Вряд ли Сегис двинется за ней в какой-нибудь захолустный городок или даже хотя бы в другой район, где ему придется зарыть в землю свой талант к бизнесу и чахнуть среди бартера, социальной валюты и кооперативов. Я задал свой вопрос слегка взволнованно — вдруг он решит перебраться ко мне? Нам пришлось бы найти квартиру побольше или переехать к тебе, представляешь? Три поколения семьи Гарсия под одной крышей: Сегисмундо Первый, Сегисмундо Второй и молодой Сегис. Впрочем, даже не надейся, старик: тебе мало осталось, и если только ты не умрешь быстрее, то на днях нам дадут место в доме престарелых или я устрою свое дело и заплачу за частный пансионат. Тогда мы останемся вдвоем, Сегис и я, а может, втроем — с Юлианой, которой уже не придется тебя опекать. Это пустая надежда, знаю, но на секунду я представил свою жизнь как продолжение тех счастливых выходных в отеле. А вообще — с чего бы Сегису жить с неудачниками? И с кувшинщиками, и со мной. Он ответил, что мама собирается подождать еще год; когда он окончит школу, она отправит его учиться в какой-нибудь заграничный университет. Допустим, в США, если ситуация стабилизируется. Или в Китай — там, кажется, спокойнее всего. В любом случае, подальше от меня; как можно дальше от меня и как можно дороже для меня.
Намерения Моники, последовательной и идейной Моники-экоммунарки, были ясны. Ее привилегированный сын будет учиться в частном университете за границей, а она будет спокойно себе жить в сообществе и несколько раз в год лицемерно садиться в самолет и пересекать полпланеты, загрязняя ее керосином и газами, чтобы навестить отпрыска и провести с ним неделю в отеле — отдохнуть от качественной жизни.

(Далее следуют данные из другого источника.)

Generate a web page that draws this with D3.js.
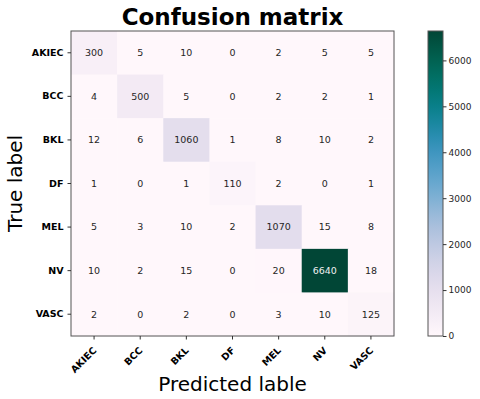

— Мама очень изменилась, — сказал тогда Сегис, словно прочитав или скорее услышав мои мысли, мои яростные и кричащие мысли. — Мама очень изменилась.
«Отличная новость», — хотел ответить я. Отличная: если Моника изменилась, то я нет, я все еще здесь, рядом со своим сыном. Я понимаю его; он посвящает меня в свои дела, потому что знает: я такой же, как он, и мы хотим одного и того же. Нам известно, как делаются дела, и о кувшинщиках мы с ним думаем одинаково. Чтобы убедиться в последнем, мне пришло в голову отвести его на обед в столовую экоммунаров, дать ему побыть какое-то время среди них. Пускай сам убедится в их наивности и глупости — пускай поймет, как сильно они ошибаются. Как сильно ошибается его мать.